> Exercise task: Copy the data precisely, character for character, and leave out every picture.
----- Data -----
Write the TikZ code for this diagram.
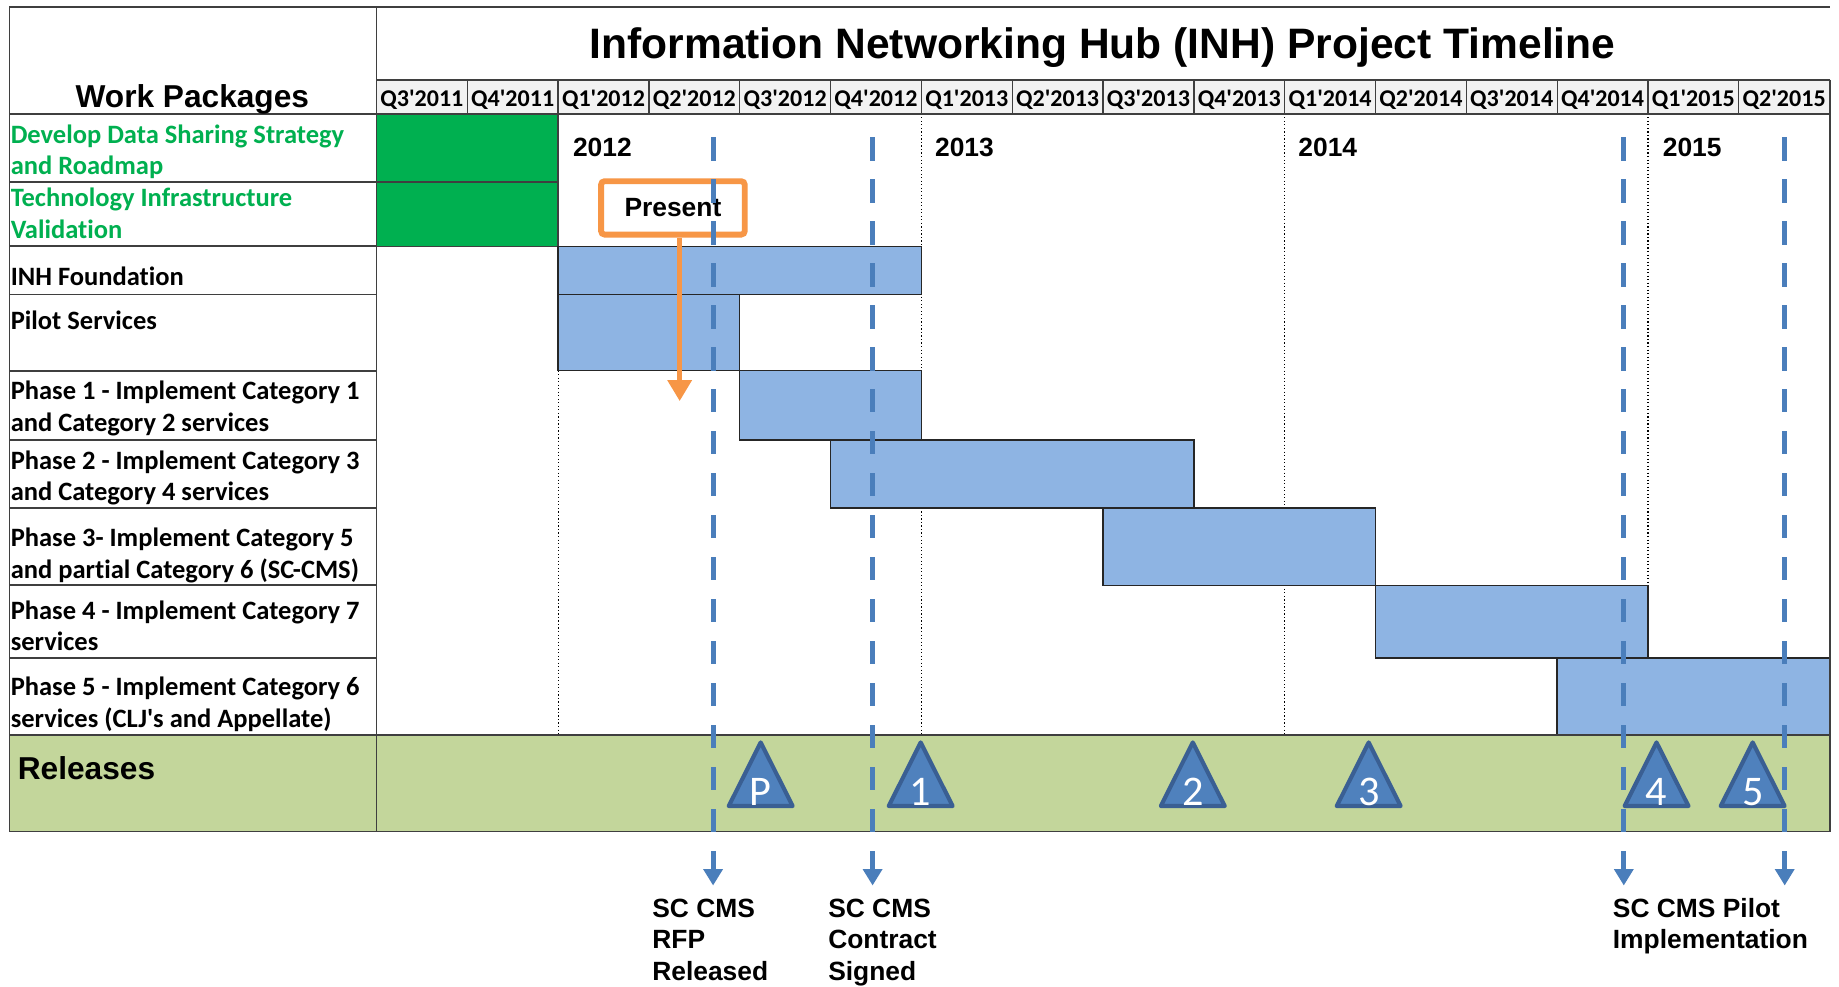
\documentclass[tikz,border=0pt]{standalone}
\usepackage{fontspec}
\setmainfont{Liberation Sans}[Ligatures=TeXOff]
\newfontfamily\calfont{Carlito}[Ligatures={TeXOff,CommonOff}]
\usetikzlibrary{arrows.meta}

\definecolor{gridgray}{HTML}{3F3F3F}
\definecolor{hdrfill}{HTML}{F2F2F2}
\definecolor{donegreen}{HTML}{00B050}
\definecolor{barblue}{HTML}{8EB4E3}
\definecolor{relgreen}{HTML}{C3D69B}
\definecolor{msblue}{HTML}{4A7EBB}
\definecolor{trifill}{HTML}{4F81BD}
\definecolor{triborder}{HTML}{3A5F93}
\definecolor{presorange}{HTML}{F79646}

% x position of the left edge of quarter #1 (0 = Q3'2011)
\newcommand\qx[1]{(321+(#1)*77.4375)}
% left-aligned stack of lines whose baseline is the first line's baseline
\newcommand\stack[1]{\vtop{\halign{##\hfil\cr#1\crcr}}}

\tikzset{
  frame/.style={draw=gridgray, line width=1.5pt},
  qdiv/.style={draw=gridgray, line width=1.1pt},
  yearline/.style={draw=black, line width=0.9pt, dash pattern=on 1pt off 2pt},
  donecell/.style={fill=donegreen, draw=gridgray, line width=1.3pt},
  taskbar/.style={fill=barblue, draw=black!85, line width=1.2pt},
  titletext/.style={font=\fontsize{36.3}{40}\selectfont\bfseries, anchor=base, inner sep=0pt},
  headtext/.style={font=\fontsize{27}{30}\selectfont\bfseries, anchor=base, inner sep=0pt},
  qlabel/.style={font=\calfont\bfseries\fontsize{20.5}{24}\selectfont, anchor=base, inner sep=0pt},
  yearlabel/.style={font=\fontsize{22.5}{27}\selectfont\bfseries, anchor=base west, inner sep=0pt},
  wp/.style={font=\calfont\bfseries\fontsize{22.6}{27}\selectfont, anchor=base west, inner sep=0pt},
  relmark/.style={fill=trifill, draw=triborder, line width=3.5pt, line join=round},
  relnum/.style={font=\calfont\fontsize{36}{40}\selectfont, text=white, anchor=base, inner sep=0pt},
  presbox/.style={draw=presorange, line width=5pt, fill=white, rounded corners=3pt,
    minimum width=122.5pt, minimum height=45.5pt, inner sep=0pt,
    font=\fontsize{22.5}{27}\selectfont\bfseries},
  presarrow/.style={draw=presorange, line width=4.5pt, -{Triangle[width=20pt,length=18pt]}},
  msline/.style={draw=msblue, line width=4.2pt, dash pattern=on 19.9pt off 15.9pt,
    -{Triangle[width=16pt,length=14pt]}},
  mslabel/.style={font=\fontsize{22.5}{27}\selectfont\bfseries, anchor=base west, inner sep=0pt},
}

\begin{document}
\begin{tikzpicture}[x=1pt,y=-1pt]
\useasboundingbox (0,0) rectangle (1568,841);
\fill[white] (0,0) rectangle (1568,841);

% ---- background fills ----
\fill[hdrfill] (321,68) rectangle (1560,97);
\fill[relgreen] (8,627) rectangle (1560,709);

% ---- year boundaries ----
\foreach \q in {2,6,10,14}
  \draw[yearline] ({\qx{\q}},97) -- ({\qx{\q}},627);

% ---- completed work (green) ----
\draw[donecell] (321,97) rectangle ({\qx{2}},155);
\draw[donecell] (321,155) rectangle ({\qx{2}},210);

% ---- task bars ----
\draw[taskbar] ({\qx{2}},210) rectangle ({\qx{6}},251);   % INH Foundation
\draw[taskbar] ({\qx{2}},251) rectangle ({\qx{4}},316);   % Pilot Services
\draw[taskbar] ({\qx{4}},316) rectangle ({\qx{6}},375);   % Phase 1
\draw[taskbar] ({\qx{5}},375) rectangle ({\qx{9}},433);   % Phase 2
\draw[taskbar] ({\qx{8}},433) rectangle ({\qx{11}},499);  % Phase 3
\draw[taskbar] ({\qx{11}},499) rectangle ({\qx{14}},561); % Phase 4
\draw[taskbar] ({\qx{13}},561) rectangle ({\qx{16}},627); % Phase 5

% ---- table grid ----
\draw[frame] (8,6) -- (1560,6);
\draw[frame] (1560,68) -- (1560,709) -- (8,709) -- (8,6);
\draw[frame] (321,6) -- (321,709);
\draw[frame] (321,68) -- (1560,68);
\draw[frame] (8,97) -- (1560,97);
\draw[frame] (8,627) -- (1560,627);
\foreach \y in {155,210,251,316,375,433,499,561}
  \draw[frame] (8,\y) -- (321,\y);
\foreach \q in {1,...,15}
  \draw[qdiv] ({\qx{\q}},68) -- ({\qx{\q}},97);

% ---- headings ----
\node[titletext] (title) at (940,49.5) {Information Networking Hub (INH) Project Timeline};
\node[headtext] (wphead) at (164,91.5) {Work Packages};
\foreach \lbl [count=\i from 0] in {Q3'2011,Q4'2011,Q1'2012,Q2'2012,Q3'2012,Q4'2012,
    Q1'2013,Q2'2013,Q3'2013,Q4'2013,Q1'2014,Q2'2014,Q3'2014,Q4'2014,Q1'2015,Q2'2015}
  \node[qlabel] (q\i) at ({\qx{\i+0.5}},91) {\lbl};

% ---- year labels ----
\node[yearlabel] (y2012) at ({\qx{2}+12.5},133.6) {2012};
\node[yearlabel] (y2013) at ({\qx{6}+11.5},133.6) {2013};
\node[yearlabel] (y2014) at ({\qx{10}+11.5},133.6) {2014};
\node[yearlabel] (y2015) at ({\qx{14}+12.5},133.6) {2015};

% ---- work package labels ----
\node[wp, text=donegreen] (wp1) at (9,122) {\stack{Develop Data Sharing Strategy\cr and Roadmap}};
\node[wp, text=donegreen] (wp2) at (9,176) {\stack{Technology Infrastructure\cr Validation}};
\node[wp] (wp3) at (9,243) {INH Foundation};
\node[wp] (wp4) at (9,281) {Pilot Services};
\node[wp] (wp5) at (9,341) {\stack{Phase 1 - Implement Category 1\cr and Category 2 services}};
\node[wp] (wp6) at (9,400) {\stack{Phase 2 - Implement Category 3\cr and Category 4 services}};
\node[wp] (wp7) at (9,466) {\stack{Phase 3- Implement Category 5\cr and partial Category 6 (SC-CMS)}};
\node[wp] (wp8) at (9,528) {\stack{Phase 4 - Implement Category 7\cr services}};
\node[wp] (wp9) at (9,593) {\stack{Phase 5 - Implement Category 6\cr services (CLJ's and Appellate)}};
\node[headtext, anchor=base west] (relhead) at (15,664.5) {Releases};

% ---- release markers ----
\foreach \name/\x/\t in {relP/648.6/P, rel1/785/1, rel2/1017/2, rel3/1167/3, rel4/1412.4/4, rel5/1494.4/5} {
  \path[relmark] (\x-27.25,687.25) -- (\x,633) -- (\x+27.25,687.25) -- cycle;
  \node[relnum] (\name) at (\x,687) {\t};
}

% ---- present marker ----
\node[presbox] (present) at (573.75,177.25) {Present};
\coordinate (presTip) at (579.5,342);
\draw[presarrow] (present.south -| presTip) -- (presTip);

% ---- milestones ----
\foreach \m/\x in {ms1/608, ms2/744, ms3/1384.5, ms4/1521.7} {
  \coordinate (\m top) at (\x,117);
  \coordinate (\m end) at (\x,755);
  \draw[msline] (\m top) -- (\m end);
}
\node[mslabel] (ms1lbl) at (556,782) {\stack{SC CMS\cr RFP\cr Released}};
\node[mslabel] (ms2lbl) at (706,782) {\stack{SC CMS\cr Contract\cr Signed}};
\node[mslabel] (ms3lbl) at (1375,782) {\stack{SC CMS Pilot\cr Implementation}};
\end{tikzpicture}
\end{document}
-----
> Task result:
Write the TikZ code for this diagram.
\documentclass[tikz,border=0pt]{standalone}
\usepackage{fontspec}
\setmainfont{Liberation Sans}[Ligatures=TeXOff]
\newfontfamily\calfont{Carlito}[Ligatures={TeXOff,CommonOff}]
\usetikzlibrary{arrows.meta}

\definecolor{gridgray}{HTML}{3F3F3F}
\definecolor{hdrfill}{HTML}{F2F2F2}
\definecolor{donegreen}{HTML}{00B050}
\definecolor{barblue}{HTML}{8EB4E3}
\definecolor{relgreen}{HTML}{C3D69B}
\definecolor{msblue}{HTML}{4A7EBB}
\definecolor{trifill}{HTML}{4F81BD}
\definecolor{triborder}{HTML}{3A5F93}
\definecolor{presorange}{HTML}{F79646}

% x position of the left edge of quarter #1 (0 = Q3'2011)
\newcommand\qx[1]{(321+(#1)*77.4375)}
% left-aligned stack of lines whose baseline is the first line's baseline
\newcommand\stack[1]{\vtop{\halign{##\hfil\cr#1\crcr}}}

\tikzset{
  frame/.style={draw=gridgray, line width=1.5pt},
  qdiv/.style={draw=gridgray, line width=1.1pt},
  yearline/.style={draw=black, line width=0.9pt, dash pattern=on 1pt off 2pt},
  donecell/.style={fill=donegreen, draw=gridgray, line width=1.3pt},
  taskbar/.style={fill=barblue, draw=black!85, line width=1.2pt},
  titletext/.style={font=\fontsize{36.3}{40}\selectfont\bfseries, anchor=base, inner sep=0pt},
  headtext/.style={font=\fontsize{27}{30}\selectfont\bfseries, anchor=base, inner sep=0pt},
  qlabel/.style={font=\calfont\bfseries\fontsize{20.5}{24}\selectfont, anchor=base, inner sep=0pt},
  yearlabel/.style={font=\fontsize{22.5}{27}\selectfont\bfseries, anchor=base west, inner sep=0pt},
  wp/.style={font=\calfont\bfseries\fontsize{22.6}{27}\selectfont, anchor=base west, inner sep=0pt},
  relmark/.style={fill=trifill, draw=triborder, line width=3.5pt, line join=round},
  relnum/.style={font=\calfont\fontsize{36}{40}\selectfont, text=white, anchor=base, inner sep=0pt},
  presbox/.style={draw=presorange, line width=5pt, fill=white, rounded corners=3pt,
    minimum width=122.5pt, minimum height=45.5pt, inner sep=0pt,
    font=\fontsize{22.5}{27}\selectfont\bfseries},
  presarrow/.style={draw=presorange, line width=4.5pt, -{Triangle[width=20pt,length=18pt]}},
  msline/.style={draw=msblue, line width=4.2pt, dash pattern=on 19.9pt off 15.9pt,
    -{Triangle[width=16pt,length=14pt]}},
  mslabel/.style={font=\fontsize{22.5}{27}\selectfont\bfseries, anchor=base west, inner sep=0pt},
}

\begin{document}
\begin{tikzpicture}[x=1pt,y=-1pt]
\useasboundingbox (0,0) rectangle (1568,841);
\fill[white] (0,0) rectangle (1568,841);

% ---- background fills ----
\fill[hdrfill] (321,68) rectangle (1560,97);
\fill[relgreen] (8,627) rectangle (1560,709);

% ---- year boundaries ----
\foreach \q in {2,6,10,14}
  \draw[yearline] ({\qx{\q}},97) -- ({\qx{\q}},627);

% ---- completed work (green) ----
\draw[donecell] (321,97) rectangle ({\qx{2}},155);
\draw[donecell] (321,155) rectangle ({\qx{2}},210);

% ---- task bars ----
\draw[taskbar] ({\qx{2}},210) rectangle ({\qx{6}},251);   % INH Foundation
\draw[taskbar] ({\qx{2}},251) rectangle ({\qx{4}},316);   % Pilot Services
\draw[taskbar] ({\qx{4}},316) rectangle ({\qx{6}},375);   % Phase 1
\draw[taskbar] ({\qx{5}},375) rectangle ({\qx{9}},433);   % Phase 2
\draw[taskbar] ({\qx{8}},433) rectangle ({\qx{11}},499);  % Phase 3
\draw[taskbar] ({\qx{11}},499) rectangle ({\qx{14}},561); % Phase 4
\draw[taskbar] ({\qx{13}},561) rectangle ({\qx{16}},627); % Phase 5

% ---- table grid ----
\draw[frame] (8,6) -- (1560,6);
\draw[frame] (1560,68) -- (1560,709) -- (8,709) -- (8,6);
\draw[frame] (321,6) -- (321,709);
\draw[frame] (321,68) -- (1560,68);
\draw[frame] (8,97) -- (1560,97);
\draw[frame] (8,627) -- (1560,627);
\foreach \y in {155,210,251,316,375,433,499,561}
  \draw[frame] (8,\y) -- (321,\y);
\foreach \q in {1,...,15}
  \draw[qdiv] ({\qx{\q}},68) -- ({\qx{\q}},97);

% ---- headings ----
\node[titletext] (title) at (940,49.5) {Information Networking Hub (INH) Project Timeline};
\node[headtext] (wphead) at (164,91.5) {Work Packages};
\foreach \lbl [count=\i from 0] in {Q3'2011,Q4'2011,Q1'2012,Q2'2012,Q3'2012,Q4'2012,
    Q1'2013,Q2'2013,Q3'2013,Q4'2013,Q1'2014,Q2'2014,Q3'2014,Q4'2014,Q1'2015,Q2'2015}
  \node[qlabel] (q\i) at ({\qx{\i+0.5}},91) {\lbl};

% ---- year labels ----
\node[yearlabel] (y2012) at ({\qx{2}+12.5},133.6) {2012};
\node[yearlabel] (y2013) at ({\qx{6}+11.5},133.6) {2013};
\node[yearlabel] (y2014) at ({\qx{10}+11.5},133.6) {2014};
\node[yearlabel] (y2015) at ({\qx{14}+12.5},133.6) {2015};

% ---- work package labels ----
\node[wp, text=donegreen] (wp1) at (9,122) {\stack{Develop Data Sharing Strategy\cr and Roadmap}};
\node[wp, text=donegreen] (wp2) at (9,176) {\stack{Technology Infrastructure\cr Validation}};
\node[wp] (wp3) at (9,243) {INH Foundation};
\node[wp] (wp4) at (9,281) {Pilot Services};
\node[wp] (wp5) at (9,341) {\stack{Phase 1 - Implement Category 1\cr and Category 2 services}};
\node[wp] (wp6) at (9,400) {\stack{Phase 2 - Implement Category 3\cr and Category 4 services}};
\node[wp] (wp7) at (9,466) {\stack{Phase 3- Implement Category 5\cr and partial Category 6 (SC-CMS)}};
\node[wp] (wp8) at (9,528) {\stack{Phase 4 - Implement Category 7\cr services}};
\node[wp] (wp9) at (9,593) {\stack{Phase 5 - Implement Category 6\cr services (CLJ's and Appellate)}};
\node[headtext, anchor=base west] (relhead) at (15,664.5) {Releases};

% ---- release markers ----
\foreach \name/\x/\t in {relP/648.6/P, rel1/785/1, rel2/1017/2, rel3/1167/3, rel4/1412.4/4, rel5/1494.4/5} {
  \path[relmark] (\x-27.25,687.25) -- (\x,633) -- (\x+27.25,687.25) -- cycle;
  \node[relnum] (\name) at (\x,687) {\t};
}

% ---- present marker ----
\node[presbox] (present) at (573.75,177.25) {Present};
\coordinate (presTip) at (579.5,342);
\draw[presarrow] (present.south -| presTip) -- (presTip);

% ---- milestones ----
\foreach \m/\x in {ms1/608, ms2/744, ms3/1384.5, ms4/1521.7} {
  \coordinate (\m top) at (\x,117);
  \coordinate (\m end) at (\x,755);
  \draw[msline] (\m top) -- (\m end);
}
\node[mslabel] (ms1lbl) at (556,782) {\stack{SC CMS\cr RFP\cr Released}};
\node[mslabel] (ms2lbl) at (706,782) {\stack{SC CMS\cr Contract\cr Signed}};
\node[mslabel] (ms3lbl) at (1375,782) {\stack{SC CMS Pilot\cr Implementation}};
\end{tikzpicture}
\end{document}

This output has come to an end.